In the currency market, the U.S. dollar traded in the lower 76 yen range in early deals in Tokyo. The yen is currently trading at 76.23 to the U.S. dollar.
Among other markets in the Asia-Pacific region, Australia, Hong Kong, South Korea and Taiwan are trading modestly lower. New Zealand and Singapore are up with modest gains. Markets across the region closed mostly higher on Thursday.
On Wall Street, stocks turned in a lackluster performance on Thursday with traders seemingly reluctant to make any significant moves ahead of Friday's jobs report.
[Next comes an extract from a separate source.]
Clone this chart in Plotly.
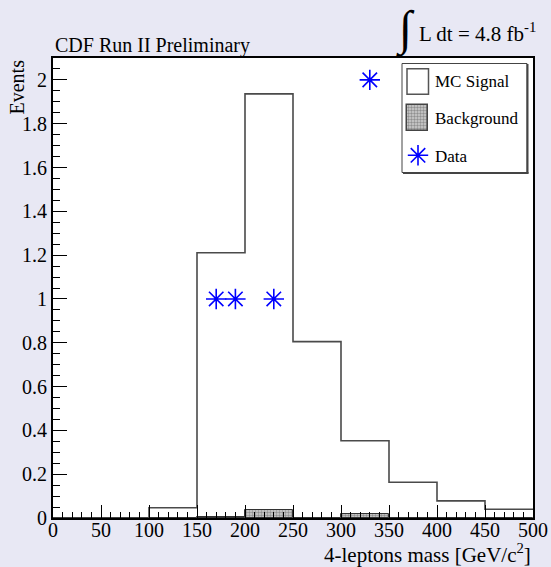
import plotly.graph_objects as go

# ---------------- data ----------------
bin_edges = [0, 50, 100, 150, 200, 250, 300, 350, 400, 450, 500]
signal = [0.0, 0.0, 0.047, 1.211, 1.936, 0.805, 0.353, 0.163, 0.078, 0.040]
background = [0.0, 0.0, 0.0, 0.004, 0.035, 0.0, 0.020, 0.0, 0.0, 0.0]
data_x = [170, 190, 230, 330]
data_y = [1, 1, 1, 2]
x_tick_vals = [0, 50, 100, 150, 200, 250, 300, 350, 400, 450, 500]
y_tick_vals = [0, 0.2, 0.4, 0.6, 0.8, 1.0, 1.2, 1.4, 1.6, 1.8, 2.0]
y_tick_text = ["0", "0.2", "0.4", "0.6", "0.8", "1", "1.2", "1.4", "1.6", "1.8", "2"]

legend_labels = ["MC Signal", "Background", "Data"]

FONT = "Liberation Serif"
BG = "#e8e8f4"

# plot area in pixels (for placing decorations)
PL, PR, PT, PB = 53, 533, 58, 518


def px(xp):
    return (xp - PL) / (PR - PL)


def py(yp):
    return (PB - yp) / (PB - PT)


centers = [(a + b) / 2 for a, b in zip(bin_edges[:-1], bin_edges[1:])]
widths = [b - a for a, b in zip(bin_edges[:-1], bin_edges[1:])]

fig = go.Figure()

# MC signal as step outline
fig.add_trace(go.Scatter(
    x=bin_edges, y=signal + [signal[-1]], mode="lines", line_shape="hv",
    line=dict(color="#4a4a4a", width=1.6), showlegend=False, hoverinfo="skip"))

pattern = dict(shape=".", fgcolor="#505050", bgcolor="#d0d0d0", size=3, solidity=0.5)

# Background hatched histogram
fig.add_trace(go.Bar(
    x=centers, y=background, width=widths,
    marker=dict(color="#bbbbbb", line=dict(color="#333333", width=1), pattern=pattern),
    showlegend=False, hoverinfo="skip"))

# Data points
fig.add_trace(go.Scatter(
    x=data_x, y=data_y, mode="markers",
    marker=dict(symbol="asterisk-open", size=17, color="#0000ff",
                line=dict(color="#0000ff", width=1.6)),
    showlegend=False))

# ---------- hand-made legend on overlay pixel axes ----------
fig.add_trace(go.Bar(
    x=[417.7], y=[25.4], base=[105.3], width=[21.5], xaxis="x2", yaxis="y2",
    marker=dict(color="#bbbbbb", line=dict(color="#444444", width=1.5), pattern=pattern),
    showlegend=False, hoverinfo="skip"))
fig.add_trace(go.Scatter(
    x=[418], y=[155.3], xaxis="x2", yaxis="y2", mode="markers",
    marker=dict(symbol="asterisk-open", size=17, color="#0000ff",
                line=dict(color="#0000ff", width=1.6)),
    showlegend=False, hoverinfo="skip"))

shapes = [
    dict(type="rect", xref="x2", yref="y2", x0=402, x1=527, y0=63.5, y1=172.5,
         line=dict(color="#444444", width=1), fillcolor="white", layer="below"),
    dict(type="line", xref="x2", yref="y2", x0=527.5, x1=527.5, y0=64, y1=173.5,
         line=dict(color="#444444", width=2), layer="below"),
    dict(type="line", xref="x2", yref="y2", x0=403, x1=528.5, y0=173, y1=173,
         line=dict(color="#444444", width=2), layer="below"),
    dict(type="rect", xref="x2", yref="y2", x0=407, x1=428.5, y0=68.7, y1=94.3,
         line=dict(color="#555555", width=1.5), fillcolor="white", layer="below"),
]

annotations = []
for lbl, yy in zip(legend_labels, [81, 118, 156]):
    annotations.append(dict(text=lbl, xref="x2", yref="y2", x=433, y=yy,
                            xanchor="left", yanchor="middle", showarrow=False,
                            font=dict(family=FONT, size=17, color="black")))

# Title texts
annotations += [
    dict(text="CDF Run II Preliminary", xref="paper", yref="paper", x=0, y=1,
         xanchor="left", yanchor="bottom", yshift=-1, showarrow=False,
         font=dict(family=FONT, size=20, color="black")),
    dict(text="∫", xref="paper", yref="paper", x=px(405), y=py(28.5), xanchor="center",
         yanchor="middle", showarrow=False,
         font=dict(family=FONT, size=48, color="black")),
    dict(text="L dt = 4.8 fb<sup>-1</sup>", xref="paper", yref="paper", x=px(417),
         y=py(33), xanchor="left", yanchor="middle", showarrow=False,
         font=dict(family=FONT, size=21, color="black")),
    dict(text="Events", xref="paper", yref="paper", x=px(16), y=1.0,
         xanchor="center", yanchor="top", textangle=-90, showarrow=False,
         font=dict(family=FONT, size=20, color="black")),
    dict(text="4-leptons mass [GeV/c<sup>2</sup>]", xref="paper", yref="paper", x=1.0,
         y=py(553), xanchor="right", yanchor="middle", showarrow=False,
         font=dict(family=FONT, size=21, color="black")),
]

fig.update_layout(
    width=551, height=567,
    margin=dict(l=PL, r=551 - PR, t=PT, b=567 - PB, autoexpand=False),
    paper_bgcolor=BG, plot_bgcolor="white",
    bargap=0, barmode="overlay",
    font=dict(family=FONT, size=20, color="black"),
    shapes=shapes, annotations=annotations,
    xaxis=dict(range=[0, 500], tickvals=x_tick_vals, ticks="inside", ticklen=13,
               tickwidth=1, tickcolor="black", showgrid=False, zeroline=False,
               showline=True, linewidth=2, linecolor="black", mirror=True,
               automargin=False, ticklabelstandoff=-7,
               tickfont=dict(family=FONT, size=20, color="black"),
               minor=dict(dtick=10, ticks="inside", ticklen=6, tickwidth=1,
                          tickcolor="black", showgrid=False)),
    yaxis=dict(range=[0, 2.1], tickvals=y_tick_vals, ticktext=y_tick_text,
               ticks="inside", ticklen=14, tickwidth=1, tickcolor="black",
               showgrid=False, zeroline=False, showline=True, linewidth=2,
               linecolor="black", mirror=True, automargin=False,
               tickfont=dict(family=FONT, size=20, color="black"),
               minor=dict(dtick=0.05, tick0=0, ticks="inside", ticklen=7, tickwidth=1,
                          tickcolor="black", showgrid=False)),
    xaxis2=dict(range=[PL, PR], overlaying="x", visible=False, fixedrange=True),
    yaxis2=dict(range=[PB, PT], overlaying="y", visible=False, fixedrange=True),
)

fig.write_html("out.html")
The major averages closed on opposite sides of the unchanged line, with the Dow posting a modest loss. While the Dow edged down by about 11 points or 0.1 percent to 12,705.4, the Nasdaq rose 11.4 points or 0.4 percent to 2,859.7 and the S&P 500 inched up 1.4 points or 0.1 percent to 1,325.5.
Major European markets moved higher on Thursday. While the U.K.'s FTSE 100 index edged up by 0.1 percent, the French CAC 40 index and the German DAX index gained 0.3 percent and 0.6 percent, respectively.
Crude oil prices drifted lower on Thursday, extending losses for a fifth straight day, due to demand concerns after U.S. oil stockpiles increased more than expected last week. Light sweet crude for March delivery dipped $1.25 or 1.3 percent to settle at $96.36 a barrel on the New York Mercantile Exchange.